→ **SET TASK**
Return all the data below as it stands, minus the pictures.

** Begin **

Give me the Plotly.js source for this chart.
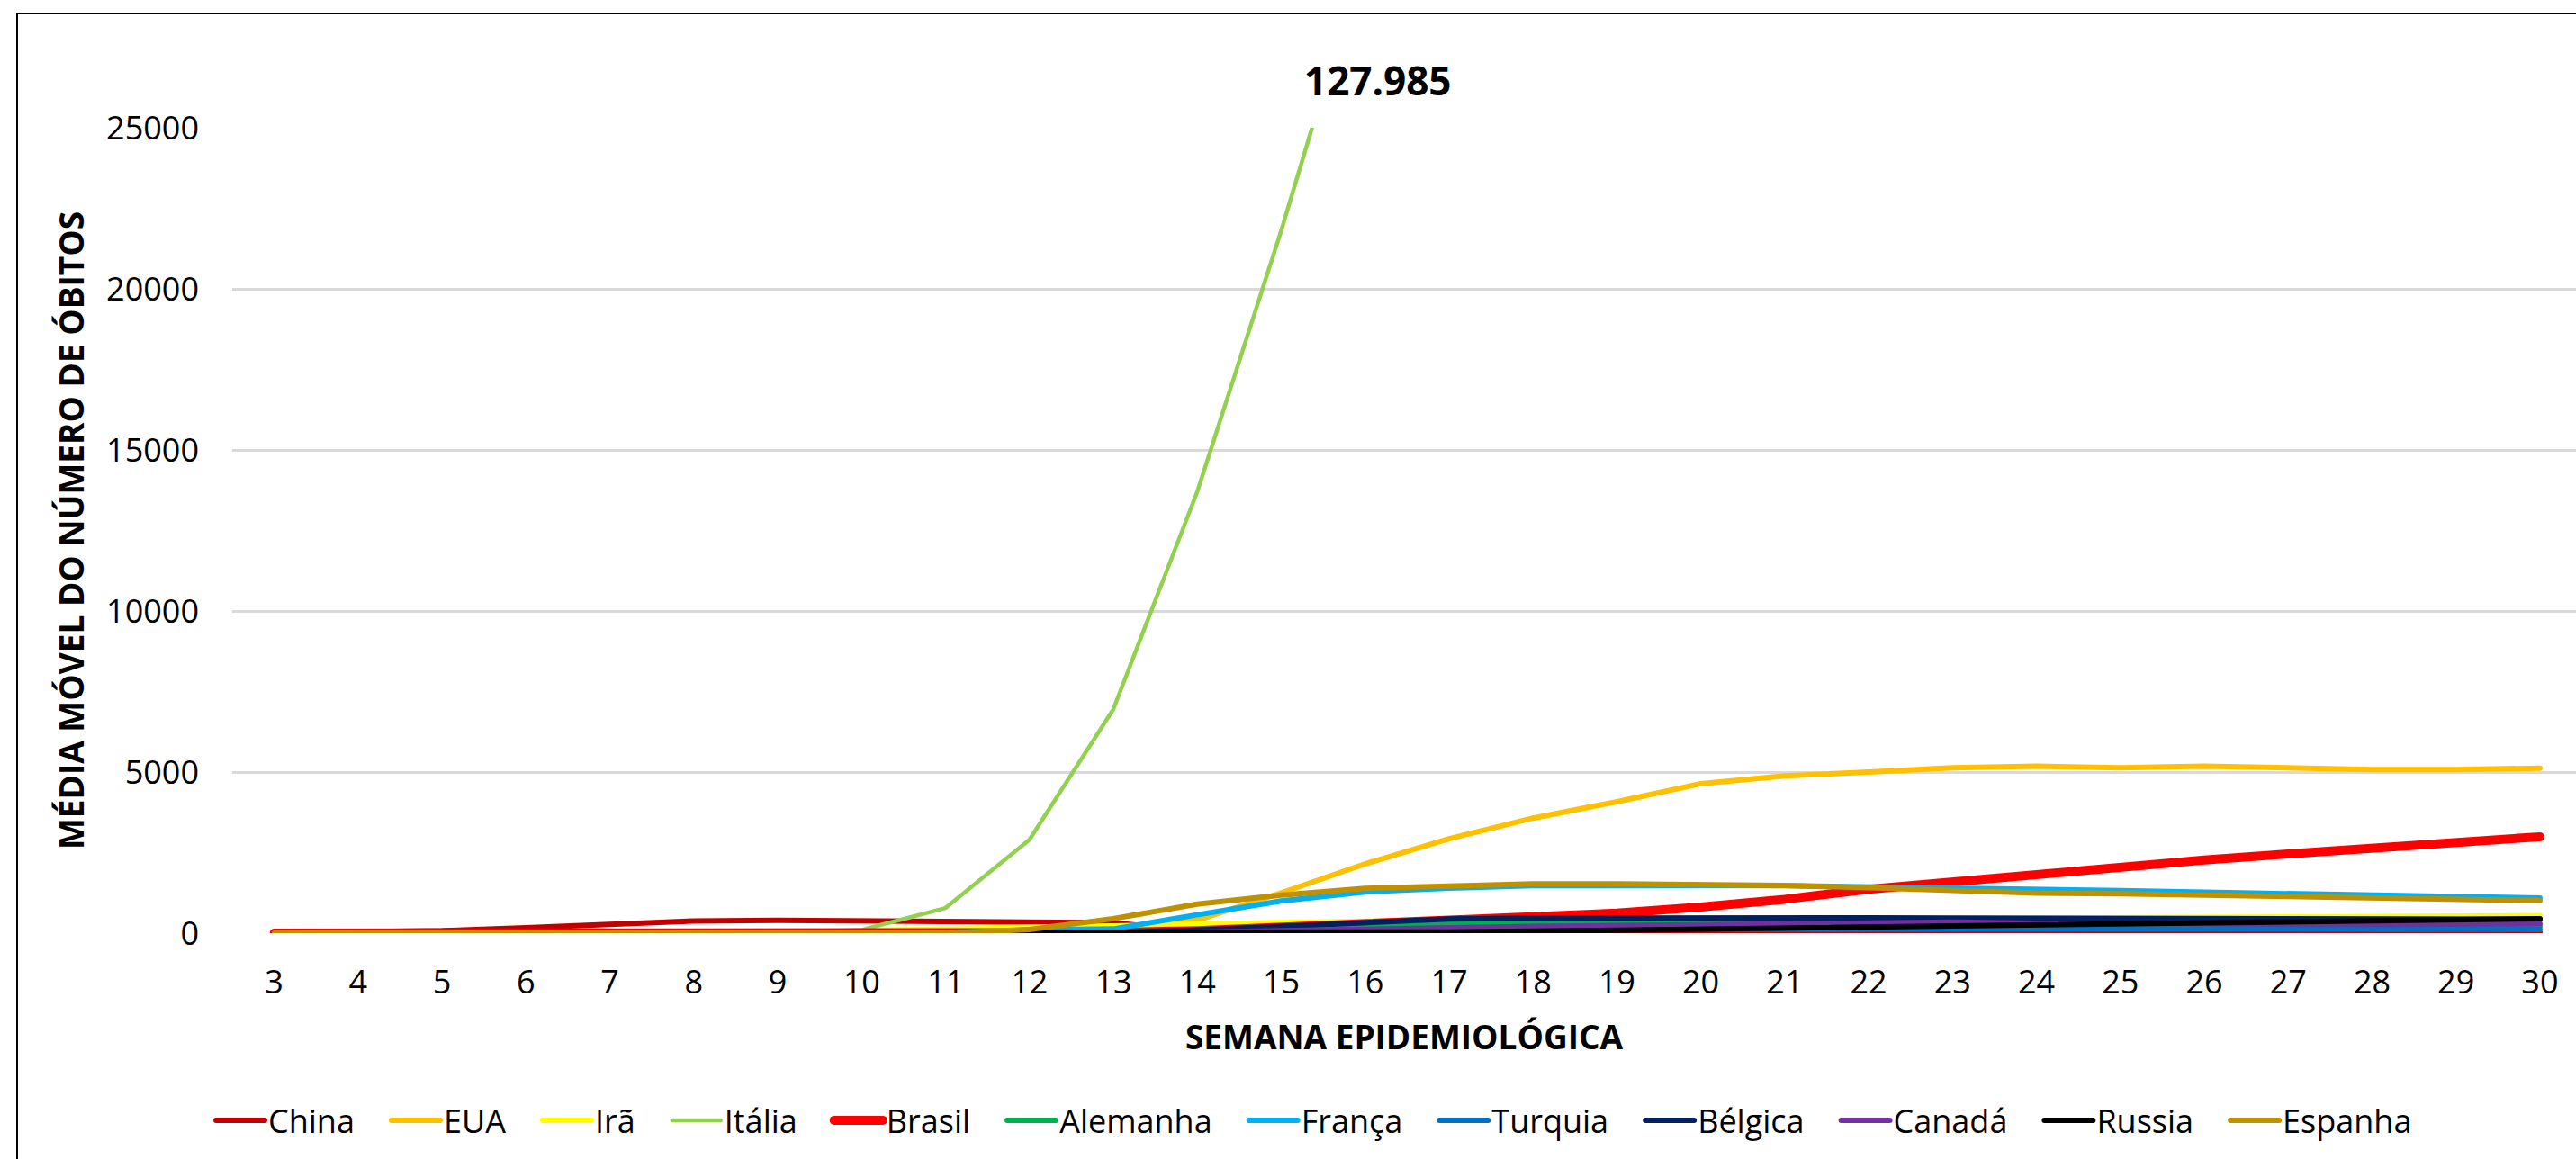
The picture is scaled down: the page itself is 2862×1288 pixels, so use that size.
<!DOCTYPE html>
<html>
<head>
<meta charset="utf-8">
<script src="https://cdn.plot.ly/plotly-3.0.1.min.js"></script>
<style>
html,body{margin:0;padding:0;background:#fff;}
#chart{width:2862px;height:1288px;}
.scatterlayer path.js-line, .legendlines path{stroke-linejoin:round;stroke-linecap:round;}
</style>
</head>
<body>
<div id="chart"></div>
<script>
// Semana epidemiológica (categories)
const weeks = ['3','4','5','6','7','8','9','10','11','12','13','14','15','16','17','18','19','20','21','22','23','24','25','26','27','28','29','30'];

// Média móvel do número de óbitos, por país (weeks 3..30)
const china    = [10,25,75,170,290,380,400,370,340,330,320,60,40,50,30,20,20,20,20,20,20,20,20,20,20,20,20,20];
const eua      = [0,0,0,0,0,0,0,0,10,50,150,400,1250,2150,2930,3570,4080,4640,4880,5000,5130,5180,5130,5180,5130,5080,5080,5120];
const ira      = [0,0,0,0,0,5,30,80,150,190,225,290,330,370,390,400,400,410,420,430,440,450,460,480,500,515,530,545];
const italia   = [0,0,0,0,0,0,0,100,780,2900,6950,13700,21800,30500,127985,null,null,null,null,null,null,null,null,null,null,null,null,null];
const brasil   = [0,0,0,0,0,0,0,0,0,5,20,80,180,290,400,490,620,810,1050,1360,1600,1830,2060,2270,2460,2640,2820,2990];
const alemanha = [0,0,0,0,0,0,0,0,0,0,20,70,150,230,300,330,335,330,320,300,280,260,250,240,230,220,215,210];
const franca   = [0,0,0,0,0,0,0,0,20,100,130,570,1000,1280,1400,1470,1490,1480,1470,1440,1400,1360,1320,1270,1220,1180,1130,1090];
const turquia  = [0,0,0,0,0,0,0,0,0,0,10,40,80,110,120,120,125,125,125,125,125,125,125,125,125,120,120,115];
const belgica  = [0,0,0,0,0,0,0,0,0,0,20,100,220,340,440,470,480,480,480,475,465,455,450,445,440,435,430,430];
const canada   = [0,0,0,0,0,0,0,0,0,0,5,30,80,130,180,210,235,260,300,340,340,310,290,275,265,270,280,290];
const russia   = [0,0,0,0,0,0,0,0,0,0,2,5,10,20,35,60,90,120,150,190,220,260,290,320,345,380,420,450];
const espanha  = [0,0,0,0,0,0,0,0,0,110,450,900,1180,1390,1470,1527,1527,1508,1480,1410,1310,1240,1220,1180,1130,1090,1040,1010];

const seriesNames = ['China','EUA','Irã','Itália','Brasil','Alemanha','França','Turquia','Bélgica','Canadá','Russia','Espanha'];
const seriesData  = [china,eua,ira,italia,brasil,alemanha,franca,turquia,belgica,canada,russia,espanha];
const seriesColors = ['#C00000','#FFC000','#FFFF00','#92D050','#FF0000','#00B050','#00B0F0','#0070C0','#002060','#7030A0','#000000','#BF9000'];
const seriesWidths = [6,6,6,4.5,10,6,6,6,6,6,6,6];

const FONT = "'Open Sans', 'DejaVu Sans', sans-serif";

const traces = seriesNames.map((n,i)=>({
  type:'scatter', mode:'lines', name:n, x:weeks, y:seriesData[i],
  line:{color:seriesColors[i], width:seriesWidths[i]},
  connectgaps:false, hoverinfo:'skip'
}));

// label for the Italian peak (off the chart)
const italiaMax = Math.max(...italia.filter(v=>v!==null));
const italiaMaxIdx = italia.indexOf(italiaMax);
const italiaLabel = String(italiaMax).replace(/\B(?=(\d{3})+(?!\d))/g,'.');

const W = 2862, H = 1288;
const M = {l:258, r:0, t:142, b:251};
const pw = W - M.l - M.r, ph = H - M.t - M.b;
const px = v => (v - M.l)/pw;      // pixel -> paper x
const py = v => (H - M.b - v)/ph;  // pixel -> paper y

const layout = {
  width:W, height:H,
  margin:M,
  paper_bgcolor:'#ffffff', plot_bgcolor:'#ffffff',
  font:{family:FONT, color:'#000000', size:36},
  showlegend:true,
  legend:{
    orientation:'h', x:px(1460), xanchor:'center', y:py(1245), yanchor:'middle',
    font:{family:FONT, size:36, color:'#000000'},
    itemwidth:48, bgcolor:'rgba(0,0,0,0)', traceorder:'normal'
  },
  xaxis:{
    type:'category', range:[-0.5, (W - M.r - 305)/93.22],
    showgrid:false, zeroline:false, showline:false, ticks:'',
    tickfont:{family:FONT, size:36, color:'#000000'},
    ticklabelstandoff:30,
    title:{text:'<b>SEMANA EPIDEMIOLÓGICA</b>', font:{family:FONT, size:37, color:'#000000'}, standoff:26},
    automargin:false, fixedrange:true
  },
  yaxis:{
    range:[0,25000], tickvals:[0,5000,10000,15000,20000,25000], tickformat:'d',
    showgrid:true, gridcolor:'#D9D9D9', gridwidth:3,
    zeroline:false, showline:false, ticks:'',
    tickfont:{family:FONT, size:36, color:'#000000'},
    ticklabelstandoff:36,
    title:{text:'<b>MÉDIA MÓVEL DO NÚMERO DE ÓBITOS</b>', font:{family:FONT, size:37, color:'#000000'}, standoff:13},
    automargin:false, fixedrange:true
  },
  annotations:[{
    xref:'x', x:italiaMaxIdx-1, xshift:14, yref:'paper', y:py(89), yanchor:'middle',
    text:'<b>'+italiaLabel+'</b>', showarrow:false,
    font:{family:FONT, size:44, color:'#000000'}
  }],
  shapes:[{
    type:'rect', xref:'paper', yref:'paper',
    x0:px(19), x1:px(W+200), y0:py(H+200), y1:py(15),
    line:{color:'#000000', width:2}, fillcolor:'rgba(0,0,0,0)', layer:'above'
  }]
};

// Excel-style legend spacing: long symbol, small gap to text, wide gap between entries
function spaceLegend(gd){
  const SYM = 54, TXT_GAP = 4, ENTRY_GAP = 41, START_X = 240;
  const sb = gd.querySelector('.legend .scrollbox');
  if (sb) sb.removeAttribute('clip-path');
  const groups = gd.querySelectorAll('.legend .traces');
  let x = 0;
  groups.forEach(g => {
    const m = /translate\(([-\d.]+)[ ,]*([-\d.]+)?\)/.exec(g.getAttribute('transform')||'');
    const y = m && m[2] ? parseFloat(m[2]) : 0;
    const p = g.querySelector('.legendlines path');
    if (p) p.setAttribute('d','M0,0h'+SYM);
    const t = g.querySelector('text.legendtext');
    if (t) t.setAttribute('x', SYM + TXT_GAP);
    const w = t ? t.getComputedTextLength() : 0;
    g.setAttribute('transform','translate('+x+','+y+')');
    g.dataset.x = x; g.dataset.y = y;
    x += SYM + TXT_GAP + w + ENTRY_GAP;
  });
  if (groups.length){
    const first = groups[0].querySelector('.legendlines path');
    const left = first.getBoundingClientRect().left;
    const chartLeft = gd.getBoundingClientRect().left;
    const delta = START_X - (left - chartLeft);
    groups.forEach(g => {
      g.setAttribute('transform','translate('+(parseFloat(g.dataset.x)+delta)+','+g.dataset.y+')');
    });
  }
}

Plotly.newPlot('chart', traces, layout, {displayModeBar:false, staticPlot:true})
  .then(gd => spaceLegend(gd));
</script>
</body>
</html>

** End **

→ **REPLY**
Give me the Plotly.js source for this chart.
The picture is scaled down: the page itself is 2862×1288 pixels, so use that size.
<!DOCTYPE html>
<html>
<head>
<meta charset="utf-8">
<script src="https://cdn.plot.ly/plotly-3.0.1.min.js"></script>
<style>
html,body{margin:0;padding:0;background:#fff;}
#chart{width:2862px;height:1288px;}
.scatterlayer path.js-line, .legendlines path{stroke-linejoin:round;stroke-linecap:round;}
</style>
</head>
<body>
<div id="chart"></div>
<script>
// Semana epidemiológica (categories)
const weeks = ['3','4','5','6','7','8','9','10','11','12','13','14','15','16','17','18','19','20','21','22','23','24','25','26','27','28','29','30'];

// Média móvel do número de óbitos, por país (weeks 3..30)
const china    = [10,25,75,170,290,380,400,370,340,330,320,60,40,50,30,20,20,20,20,20,20,20,20,20,20,20,20,20];
const eua      = [0,0,0,0,0,0,0,0,10,50,150,400,1250,2150,2930,3570,4080,4640,4880,5000,5130,5180,5130,5180,5130,5080,5080,5120];
const ira      = [0,0,0,0,0,5,30,80,150,190,225,290,330,370,390,400,400,410,420,430,440,450,460,480,500,515,530,545];
const italia   = [0,0,0,0,0,0,0,100,780,2900,6950,13700,21800,30500,127985,null,null,null,null,null,null,null,null,null,null,null,null,null];
const brasil   = [0,0,0,0,0,0,0,0,0,5,20,80,180,290,400,490,620,810,1050,1360,1600,1830,2060,2270,2460,2640,2820,2990];
const alemanha = [0,0,0,0,0,0,0,0,0,0,20,70,150,230,300,330,335,330,320,300,280,260,250,240,230,220,215,210];
const franca   = [0,0,0,0,0,0,0,0,20,100,130,570,1000,1280,1400,1470,1490,1480,1470,1440,1400,1360,1320,1270,1220,1180,1130,1090];
const turquia  = [0,0,0,0,0,0,0,0,0,0,10,40,80,110,120,120,125,125,125,125,125,125,125,125,125,120,120,115];
const belgica  = [0,0,0,0,0,0,0,0,0,0,20,100,220,340,440,470,480,480,480,475,465,455,450,445,440,435,430,430];
const canada   = [0,0,0,0,0,0,0,0,0,0,5,30,80,130,180,210,235,260,300,340,340,310,290,275,265,270,280,290];
const russia   = [0,0,0,0,0,0,0,0,0,0,2,5,10,20,35,60,90,120,150,190,220,260,290,320,345,380,420,450];
const espanha  = [0,0,0,0,0,0,0,0,0,110,450,900,1180,1390,1470,1527,1527,1508,1480,1410,1310,1240,1220,1180,1130,1090,1040,1010];

const seriesNames = ['China','EUA','Irã','Itália','Brasil','Alemanha','França','Turquia','Bélgica','Canadá','Russia','Espanha'];
const seriesData  = [china,eua,ira,italia,brasil,alemanha,franca,turquia,belgica,canada,russia,espanha];
const seriesColors = ['#C00000','#FFC000','#FFFF00','#92D050','#FF0000','#00B050','#00B0F0','#0070C0','#002060','#7030A0','#000000','#BF9000'];
const seriesWidths = [6,6,6,4.5,10,6,6,6,6,6,6,6];

const FONT = "'Open Sans', 'DejaVu Sans', sans-serif";

const traces = seriesNames.map((n,i)=>({
  type:'scatter', mode:'lines', name:n, x:weeks, y:seriesData[i],
  line:{color:seriesColors[i], width:seriesWidths[i]},
  connectgaps:false, hoverinfo:'skip'
}));

// label for the Italian peak (off the chart)
const italiaMax = Math.max(...italia.filter(v=>v!==null));
const italiaMaxIdx = italia.indexOf(italiaMax);
const italiaLabel = String(italiaMax).replace(/\B(?=(\d{3})+(?!\d))/g,'.');

const W = 2862, H = 1288;
const M = {l:258, r:0, t:142, b:251};
const pw = W - M.l - M.r, ph = H - M.t - M.b;
const px = v => (v - M.l)/pw;      // pixel -> paper x
const py = v => (H - M.b - v)/ph;  // pixel -> paper y

const layout = {
  width:W, height:H,
  margin:M,
  paper_bgcolor:'#ffffff', plot_bgcolor:'#ffffff',
  font:{family:FONT, color:'#000000', size:36},
  showlegend:true,
  legend:{
    orientation:'h', x:px(1460), xanchor:'center', y:py(1245), yanchor:'middle',
    font:{family:FONT, size:36, color:'#000000'},
    itemwidth:48, bgcolor:'rgba(0,0,0,0)', traceorder:'normal'
  },
  xaxis:{
    type:'category', range:[-0.5, (W - M.r - 305)/93.22],
    showgrid:false, zeroline:false, showline:false, ticks:'',
    tickfont:{family:FONT, size:36, color:'#000000'},
    ticklabelstandoff:30,
    title:{text:'<b>SEMANA EPIDEMIOLÓGICA</b>', font:{family:FONT, size:37, color:'#000000'}, standoff:26},
    automargin:false, fixedrange:true
  },
  yaxis:{
    range:[0,25000], tickvals:[0,5000,10000,15000,20000,25000], tickformat:'d',
    showgrid:true, gridcolor:'#D9D9D9', gridwidth:3,
    zeroline:false, showline:false, ticks:'',
    tickfont:{family:FONT, size:36, color:'#000000'},
    ticklabelstandoff:36,
    title:{text:'<b>MÉDIA MÓVEL DO NÚMERO DE ÓBITOS</b>', font:{family:FONT, size:37, color:'#000000'}, standoff:13},
    automargin:false, fixedrange:true
  },
  annotations:[{
    xref:'x', x:italiaMaxIdx-1, xshift:14, yref:'paper', y:py(89), yanchor:'middle',
    text:'<b>'+italiaLabel+'</b>', showarrow:false,
    font:{family:FONT, size:44, color:'#000000'}
  }],
  shapes:[{
    type:'rect', xref:'paper', yref:'paper',
    x0:px(19), x1:px(W+200), y0:py(H+200), y1:py(15),
    line:{color:'#000000', width:2}, fillcolor:'rgba(0,0,0,0)', layer:'above'
  }]
};

// Excel-style legend spacing: long symbol, small gap to text, wide gap between entries
function spaceLegend(gd){
  const SYM = 54, TXT_GAP = 4, ENTRY_GAP = 41, START_X = 240;
  const sb = gd.querySelector('.legend .scrollbox');
  if (sb) sb.removeAttribute('clip-path');
  const groups = gd.querySelectorAll('.legend .traces');
  let x = 0;
  groups.forEach(g => {
    const m = /translate\(([-\d.]+)[ ,]*([-\d.]+)?\)/.exec(g.getAttribute('transform')||'');
    const y = m && m[2] ? parseFloat(m[2]) : 0;
    const p = g.querySelector('.legendlines path');
    if (p) p.setAttribute('d','M0,0h'+SYM);
    const t = g.querySelector('text.legendtext');
    if (t) t.setAttribute('x', SYM + TXT_GAP);
    const w = t ? t.getComputedTextLength() : 0;
    g.setAttribute('transform','translate('+x+','+y+')');
    g.dataset.x = x; g.dataset.y = y;
    x += SYM + TXT_GAP + w + ENTRY_GAP;
  });
  if (groups.length){
    const first = groups[0].querySelector('.legendlines path');
    const left = first.getBoundingClientRect().left;
    const chartLeft = gd.getBoundingClientRect().left;
    const delta = START_X - (left - chartLeft);
    groups.forEach(g => {
      g.setAttribute('transform','translate('+(parseFloat(g.dataset.x)+delta)+','+g.dataset.y+')');
    });
  }
}

Plotly.newPlot('chart', traces, layout, {displayModeBar:false, staticPlot:true})
  .then(gd => spaceLegend(gd));
</script>
</body>
</html>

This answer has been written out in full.